● Work to do: Print every entry, word for word, and skip the images.

● Dataset excerpts:
┄┄┄┄┄┄

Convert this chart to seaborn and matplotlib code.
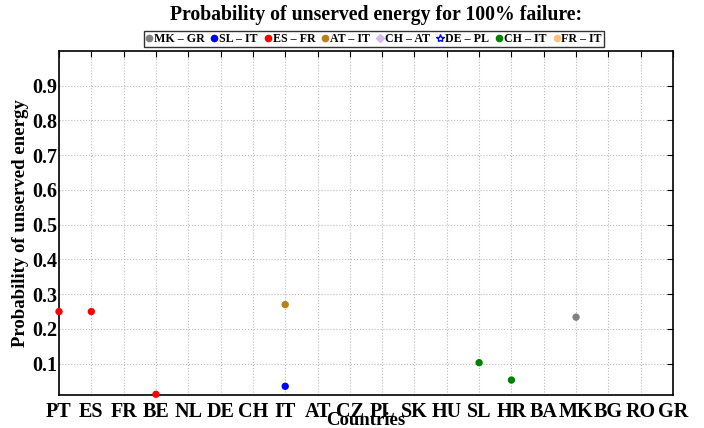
import matplotlib
matplotlib.use("Agg")
import matplotlib.pyplot as plt
import seaborn as sns
import pandas as pd
from matplotlib.lines import Line2D

countries = ['PT', 'ES', 'FR', 'BE', 'NL', 'DE', 'CH', 'IT', 'AT', 'CZ',
             'PL', 'SK', 'HU', 'SL', 'HR', 'BA', 'MK', 'BG', 'RO', 'GR']
links = ['MK – GR', 'SL – IT', 'ES – FR', 'AT – IT', 'CH – AT', 'DE – PL', 'CH – IT', 'FR – IT']
link_colors = ['#808080', '#0000ff', '#ff0000', '#b8801a', '#d9b8f5', '#0000ff', '#008000', '#ffc080']
link_markers = ['o', 'o', 'o', 'o', 'D', '*', 'o', 'o']

# observed points: (link, country, probability)
pt_link = ['ES – FR', 'ES – FR', 'ES – FR', 'SL – IT', 'AT – IT', 'CH – IT', 'CH – IT', 'MK – GR']
pt_country = ['PT', 'ES', 'BE', 'IT', 'IT', 'SL', 'HR', 'MK']
pt_value = [0.25, 0.25, 0.012, 0.035, 0.27, 0.103, 0.053, 0.234]

df = pd.DataFrame({'link': pt_link, 'country': pt_country, 'value': pt_value})
df['pos'] = df['country'].map({c: i + 1 for i, c in enumerate(countries)})

sns.set_style("white")
plt.rcParams['font.family'] = ['Liberation Serif', 'DejaVu Serif']
plt.rcParams['font.weight'] = 'bold'
plt.rcParams['text.color'] = 'black'
plt.rcParams['axes.labelcolor'] = 'black'
plt.rcParams['xtick.color'] = 'black'
plt.rcParams['ytick.color'] = 'black'

fig = plt.figure(figsize=(7.04, 4.28), dpi=100)
ax = fig.add_axes([0.0838, 0.0771, 0.8722, 0.8039])

palette = dict(zip(links, link_colors))
sns.scatterplot(data=df, x='pos', y='value', hue='link', palette=palette,
                s=28, edgecolor='none', legend=False, ax=ax, clip_on=False, zorder=3)

ax.set_xlim(1, len(countries))
ax.set_ylim(0.01, 1.0)
ax.set_xticks(range(1, len(countries) + 1))
ax.set_xticklabels(countries, fontsize=14.5, fontweight='bold')
yt = [0.1, 0.2, 0.3, 0.4, 0.5, 0.6, 0.7, 0.8, 0.9]
ax.set_yticks(yt)
ax.set_yticklabels([f'{v:.1f}' for v in yt], fontsize=14.5, fontweight='bold')
ax.tick_params(direction='in', top=True, right=True, length=4, width=0.8)
ax.tick_params(axis='x', pad=5)
ax.tick_params(axis='y', pad=1.5)
ax.grid(True, linestyle=':', color='#bbbbbb', linewidth=0.8)
for s in ax.spines.values():
    s.set_visible(True)
    s.set_color('black')
    s.set_linewidth(1.2)

ax.set_xlabel('Countries', fontsize=13.5, fontweight='bold', labelpad=-7.5)
ax.set_ylabel('Probability of unserved energy', fontsize=13.5, fontweight='bold', labelpad=2)

fig.text(0.5335, 0.965, 'Probability of unserved energy for 100% failure:',
         ha='center', va='center', fontsize=14.2, fontweight='bold')

handles = [Line2D([], [], linestyle='none', marker=m, color=c, markersize=4.5 if m != '*' else 6,
                  markerfacecolor=c if m != '*' else 'none')
           for c, m in zip(link_colors, link_markers)]
leg = fig.legend(handles, links, loc='center', bbox_to_anchor=(0.531, 0.909), ncol=8,
                 frameon=True, fancybox=False, edgecolor='black',
                 handlelength=0.5, handletextpad=0.15, columnspacing=0.6,
                 borderpad=0.15, prop={'weight': 'bold', 'size': 8.6})
leg.get_frame().set_linewidth(1.0)

fig.savefig('out.png', dpi=100)
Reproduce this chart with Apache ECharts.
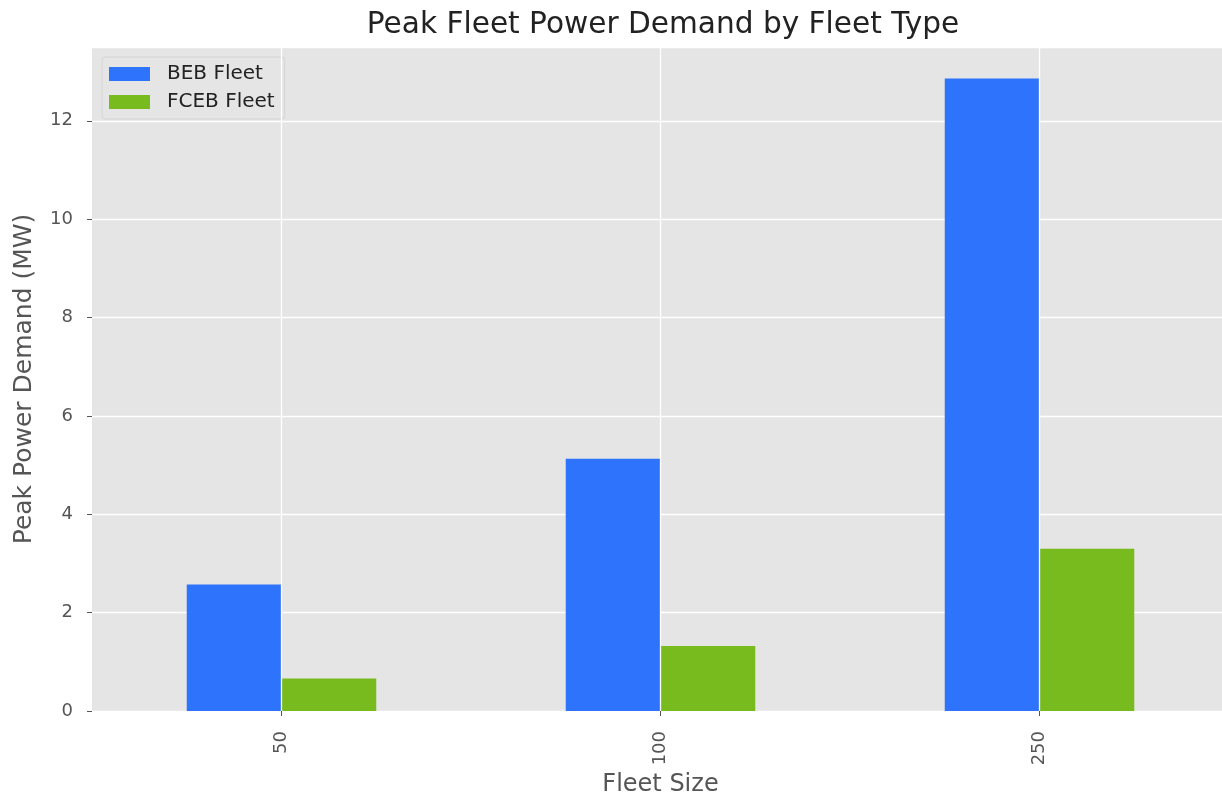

┄┄┄┄┄┄

● Response to the task:
Convert this chart to seaborn and matplotlib code.
import matplotlib
matplotlib.use("Agg")
import matplotlib.pyplot as plt
import seaborn as sns
import pandas as pd
from matplotlib.lines import Line2D

countries = ['PT', 'ES', 'FR', 'BE', 'NL', 'DE', 'CH', 'IT', 'AT', 'CZ',
             'PL', 'SK', 'HU', 'SL', 'HR', 'BA', 'MK', 'BG', 'RO', 'GR']
links = ['MK – GR', 'SL – IT', 'ES – FR', 'AT – IT', 'CH – AT', 'DE – PL', 'CH – IT', 'FR – IT']
link_colors = ['#808080', '#0000ff', '#ff0000', '#b8801a', '#d9b8f5', '#0000ff', '#008000', '#ffc080']
link_markers = ['o', 'o', 'o', 'o', 'D', '*', 'o', 'o']

# observed points: (link, country, probability)
pt_link = ['ES – FR', 'ES – FR', 'ES – FR', 'SL – IT', 'AT – IT', 'CH – IT', 'CH – IT', 'MK – GR']
pt_country = ['PT', 'ES', 'BE', 'IT', 'IT', 'SL', 'HR', 'MK']
pt_value = [0.25, 0.25, 0.012, 0.035, 0.27, 0.103, 0.053, 0.234]

df = pd.DataFrame({'link': pt_link, 'country': pt_country, 'value': pt_value})
df['pos'] = df['country'].map({c: i + 1 for i, c in enumerate(countries)})

sns.set_style("white")
plt.rcParams['font.family'] = ['Liberation Serif', 'DejaVu Serif']
plt.rcParams['font.weight'] = 'bold'
plt.rcParams['text.color'] = 'black'
plt.rcParams['axes.labelcolor'] = 'black'
plt.rcParams['xtick.color'] = 'black'
plt.rcParams['ytick.color'] = 'black'

fig = plt.figure(figsize=(7.04, 4.28), dpi=100)
ax = fig.add_axes([0.0838, 0.0771, 0.8722, 0.8039])

palette = dict(zip(links, link_colors))
sns.scatterplot(data=df, x='pos', y='value', hue='link', palette=palette,
                s=28, edgecolor='none', legend=False, ax=ax, clip_on=False, zorder=3)

ax.set_xlim(1, len(countries))
ax.set_ylim(0.01, 1.0)
ax.set_xticks(range(1, len(countries) + 1))
ax.set_xticklabels(countries, fontsize=14.5, fontweight='bold')
yt = [0.1, 0.2, 0.3, 0.4, 0.5, 0.6, 0.7, 0.8, 0.9]
ax.set_yticks(yt)
ax.set_yticklabels([f'{v:.1f}' for v in yt], fontsize=14.5, fontweight='bold')
ax.tick_params(direction='in', top=True, right=True, length=4, width=0.8)
ax.tick_params(axis='x', pad=5)
ax.tick_params(axis='y', pad=1.5)
ax.grid(True, linestyle=':', color='#bbbbbb', linewidth=0.8)
for s in ax.spines.values():
    s.set_visible(True)
    s.set_color('black')
    s.set_linewidth(1.2)

ax.set_xlabel('Countries', fontsize=13.5, fontweight='bold', labelpad=-7.5)
ax.set_ylabel('Probability of unserved energy', fontsize=13.5, fontweight='bold', labelpad=2)

fig.text(0.5335, 0.965, 'Probability of unserved energy for 100% failure:',
         ha='center', va='center', fontsize=14.2, fontweight='bold')

handles = [Line2D([], [], linestyle='none', marker=m, color=c, markersize=4.5 if m != '*' else 6,
                  markerfacecolor=c if m != '*' else 'none')
           for c, m in zip(link_colors, link_markers)]
leg = fig.legend(handles, links, loc='center', bbox_to_anchor=(0.531, 0.909), ncol=8,
                 frameon=True, fancybox=False, edgecolor='black',
                 handlelength=0.5, handletextpad=0.15, columnspacing=0.6,
                 borderpad=0.15, prop={'weight': 'bold', 'size': 8.6})
leg.get_frame().set_linewidth(1.0)

fig.savefig('out.png', dpi=100)
Reproduce this chart with Apache ECharts.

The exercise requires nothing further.